> _PROBLEM_: Print, please, exactly and only the lines between the line holding "Write a component" and the line holding "const SX = 1.16;", inclusive, omitting any pictures.

[Rows from a dataset of charts and code]
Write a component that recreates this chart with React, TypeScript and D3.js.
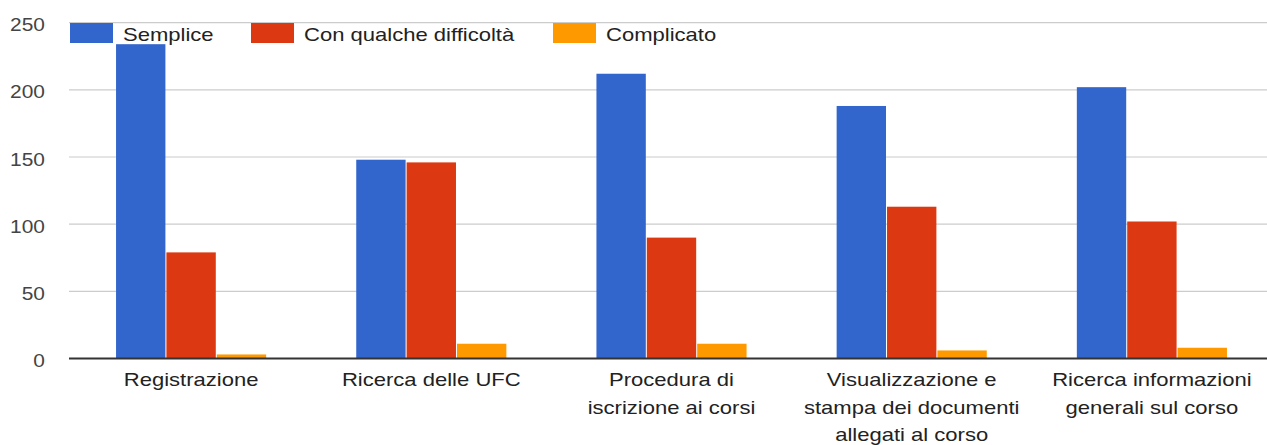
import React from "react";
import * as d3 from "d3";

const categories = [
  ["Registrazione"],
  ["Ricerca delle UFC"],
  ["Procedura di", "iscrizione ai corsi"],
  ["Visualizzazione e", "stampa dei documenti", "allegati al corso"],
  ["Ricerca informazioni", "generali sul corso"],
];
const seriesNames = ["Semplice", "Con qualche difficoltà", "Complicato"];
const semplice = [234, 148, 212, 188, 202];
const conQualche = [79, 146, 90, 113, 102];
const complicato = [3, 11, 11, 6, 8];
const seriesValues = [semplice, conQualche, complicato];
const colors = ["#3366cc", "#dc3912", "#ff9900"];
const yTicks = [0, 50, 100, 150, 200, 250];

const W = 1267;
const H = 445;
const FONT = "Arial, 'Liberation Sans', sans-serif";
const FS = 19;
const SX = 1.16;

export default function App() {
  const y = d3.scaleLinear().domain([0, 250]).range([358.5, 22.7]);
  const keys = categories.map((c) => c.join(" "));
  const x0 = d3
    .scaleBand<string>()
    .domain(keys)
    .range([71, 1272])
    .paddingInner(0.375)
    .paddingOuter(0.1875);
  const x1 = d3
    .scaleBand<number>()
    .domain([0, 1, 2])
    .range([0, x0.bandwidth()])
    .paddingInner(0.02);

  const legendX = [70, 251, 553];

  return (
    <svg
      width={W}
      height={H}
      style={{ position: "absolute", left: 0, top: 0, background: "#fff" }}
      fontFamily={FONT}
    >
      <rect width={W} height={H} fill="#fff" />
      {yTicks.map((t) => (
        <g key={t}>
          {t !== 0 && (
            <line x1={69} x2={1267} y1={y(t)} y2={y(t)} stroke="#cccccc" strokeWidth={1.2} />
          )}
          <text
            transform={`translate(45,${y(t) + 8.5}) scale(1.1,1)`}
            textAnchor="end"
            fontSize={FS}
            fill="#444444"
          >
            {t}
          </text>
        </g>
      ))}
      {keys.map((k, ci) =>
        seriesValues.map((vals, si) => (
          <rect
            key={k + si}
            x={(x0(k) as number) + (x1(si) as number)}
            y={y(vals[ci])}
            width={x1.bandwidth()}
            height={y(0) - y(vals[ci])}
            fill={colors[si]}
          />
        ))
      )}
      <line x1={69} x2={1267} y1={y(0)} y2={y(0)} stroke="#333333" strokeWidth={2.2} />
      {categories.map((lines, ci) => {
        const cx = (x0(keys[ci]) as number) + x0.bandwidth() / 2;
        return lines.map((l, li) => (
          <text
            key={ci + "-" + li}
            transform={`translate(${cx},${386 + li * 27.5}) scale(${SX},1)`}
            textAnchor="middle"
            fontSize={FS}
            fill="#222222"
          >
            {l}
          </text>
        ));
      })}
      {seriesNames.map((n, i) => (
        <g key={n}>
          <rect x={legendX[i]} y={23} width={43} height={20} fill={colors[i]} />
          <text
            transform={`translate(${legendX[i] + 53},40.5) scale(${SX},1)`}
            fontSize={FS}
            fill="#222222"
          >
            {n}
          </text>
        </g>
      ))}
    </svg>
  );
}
---
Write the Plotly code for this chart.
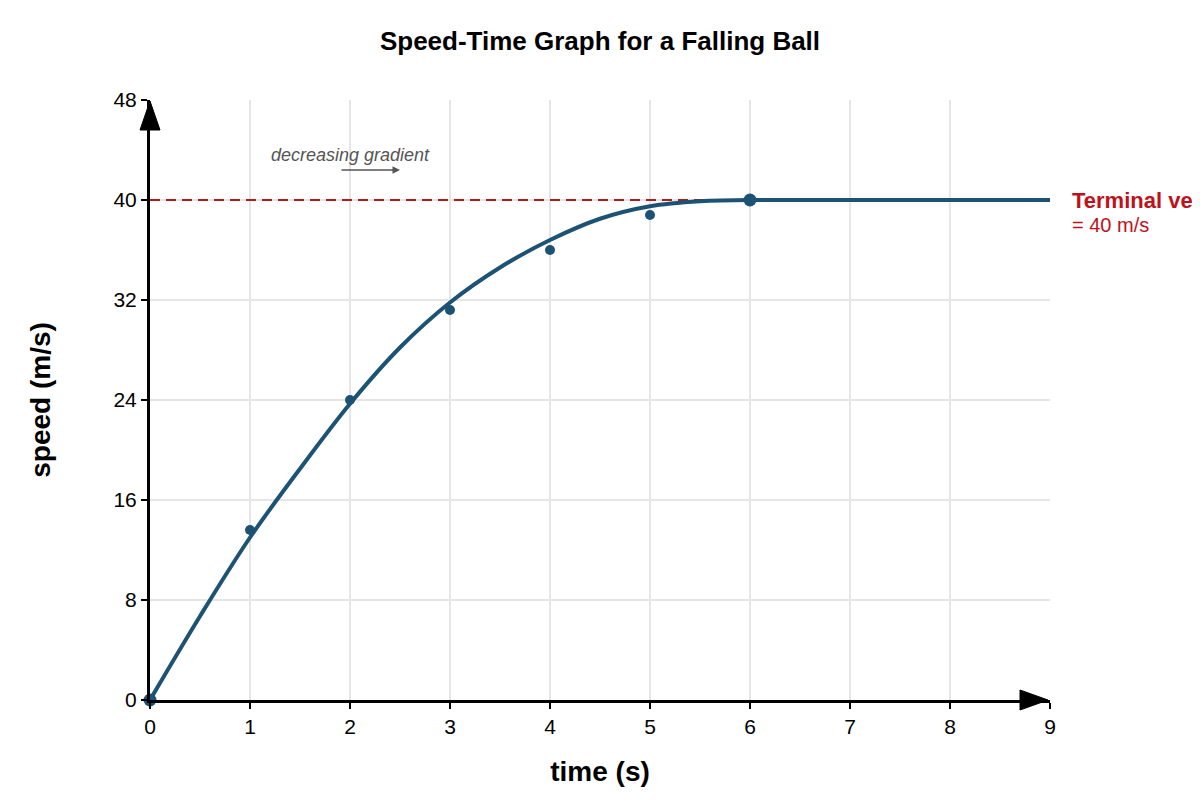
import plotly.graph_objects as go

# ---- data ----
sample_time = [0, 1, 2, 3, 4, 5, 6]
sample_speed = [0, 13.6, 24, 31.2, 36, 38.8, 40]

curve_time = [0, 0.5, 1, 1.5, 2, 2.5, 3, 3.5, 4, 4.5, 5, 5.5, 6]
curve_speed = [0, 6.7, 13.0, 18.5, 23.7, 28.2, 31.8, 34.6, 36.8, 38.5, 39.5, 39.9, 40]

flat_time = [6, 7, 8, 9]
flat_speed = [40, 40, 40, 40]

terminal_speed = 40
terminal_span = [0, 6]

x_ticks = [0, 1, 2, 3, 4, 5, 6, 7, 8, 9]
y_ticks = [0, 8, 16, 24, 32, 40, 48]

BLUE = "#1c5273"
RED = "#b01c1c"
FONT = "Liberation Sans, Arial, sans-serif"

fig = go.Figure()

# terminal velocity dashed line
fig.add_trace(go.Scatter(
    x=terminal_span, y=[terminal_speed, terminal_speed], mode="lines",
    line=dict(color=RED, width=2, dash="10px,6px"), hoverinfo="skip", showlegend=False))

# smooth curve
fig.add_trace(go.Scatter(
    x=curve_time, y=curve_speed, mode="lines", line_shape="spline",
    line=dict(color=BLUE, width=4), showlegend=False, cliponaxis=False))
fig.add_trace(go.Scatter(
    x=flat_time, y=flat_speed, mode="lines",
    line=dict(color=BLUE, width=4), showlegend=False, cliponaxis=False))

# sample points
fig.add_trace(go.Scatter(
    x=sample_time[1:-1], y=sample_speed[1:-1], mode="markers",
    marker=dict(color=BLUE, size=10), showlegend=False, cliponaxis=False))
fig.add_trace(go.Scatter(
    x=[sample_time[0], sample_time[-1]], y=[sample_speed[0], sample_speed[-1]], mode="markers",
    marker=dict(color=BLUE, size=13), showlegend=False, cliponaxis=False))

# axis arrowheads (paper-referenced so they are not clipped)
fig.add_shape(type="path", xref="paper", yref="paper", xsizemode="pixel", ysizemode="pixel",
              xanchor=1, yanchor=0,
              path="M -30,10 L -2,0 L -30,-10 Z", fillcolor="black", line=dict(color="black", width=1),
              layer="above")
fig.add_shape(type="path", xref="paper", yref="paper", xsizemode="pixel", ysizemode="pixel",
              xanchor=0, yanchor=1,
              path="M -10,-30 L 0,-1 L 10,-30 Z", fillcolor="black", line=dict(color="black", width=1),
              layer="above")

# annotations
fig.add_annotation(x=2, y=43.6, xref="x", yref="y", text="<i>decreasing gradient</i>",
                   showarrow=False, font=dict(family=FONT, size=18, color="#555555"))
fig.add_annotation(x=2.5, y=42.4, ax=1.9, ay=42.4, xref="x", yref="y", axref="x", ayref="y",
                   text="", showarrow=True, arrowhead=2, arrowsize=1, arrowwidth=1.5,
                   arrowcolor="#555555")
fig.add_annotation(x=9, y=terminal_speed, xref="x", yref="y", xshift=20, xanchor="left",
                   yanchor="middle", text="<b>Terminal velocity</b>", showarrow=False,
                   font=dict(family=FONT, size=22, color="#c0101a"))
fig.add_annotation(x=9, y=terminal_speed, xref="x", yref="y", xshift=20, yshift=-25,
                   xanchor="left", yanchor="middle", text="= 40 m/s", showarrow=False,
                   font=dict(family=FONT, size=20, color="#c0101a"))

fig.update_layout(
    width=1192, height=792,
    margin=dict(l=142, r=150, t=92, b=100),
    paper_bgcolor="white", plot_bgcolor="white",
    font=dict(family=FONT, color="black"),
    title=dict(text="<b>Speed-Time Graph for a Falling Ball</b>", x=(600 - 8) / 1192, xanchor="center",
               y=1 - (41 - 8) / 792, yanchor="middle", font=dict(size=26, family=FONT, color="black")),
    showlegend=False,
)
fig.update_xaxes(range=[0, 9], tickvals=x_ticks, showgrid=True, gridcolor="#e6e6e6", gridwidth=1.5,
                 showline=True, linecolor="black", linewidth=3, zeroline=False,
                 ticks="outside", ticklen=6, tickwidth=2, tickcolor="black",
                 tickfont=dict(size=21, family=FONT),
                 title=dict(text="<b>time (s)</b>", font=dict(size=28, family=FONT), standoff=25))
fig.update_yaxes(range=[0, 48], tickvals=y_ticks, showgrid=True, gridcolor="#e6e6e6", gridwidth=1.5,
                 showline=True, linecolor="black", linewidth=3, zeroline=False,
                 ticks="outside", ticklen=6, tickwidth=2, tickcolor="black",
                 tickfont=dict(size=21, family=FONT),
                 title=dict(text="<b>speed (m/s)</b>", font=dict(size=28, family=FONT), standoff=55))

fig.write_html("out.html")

> _EXERCISE RESULT_:
Write a component that recreates this chart with React, TypeScript and D3.js.
import React from "react";
import * as d3 from "d3";

const categories = [
  ["Registrazione"],
  ["Ricerca delle UFC"],
  ["Procedura di", "iscrizione ai corsi"],
  ["Visualizzazione e", "stampa dei documenti", "allegati al corso"],
  ["Ricerca informazioni", "generali sul corso"],
];
const seriesNames = ["Semplice", "Con qualche difficoltà", "Complicato"];
const semplice = [234, 148, 212, 188, 202];
const conQualche = [79, 146, 90, 113, 102];
const complicato = [3, 11, 11, 6, 8];
const seriesValues = [semplice, conQualche, complicato];
const colors = ["#3366cc", "#dc3912", "#ff9900"];
const yTicks = [0, 50, 100, 150, 200, 250];

const W = 1267;
const H = 445;
const FONT = "Arial, 'Liberation Sans', sans-serif";
const FS = 19;
const SX = 1.16;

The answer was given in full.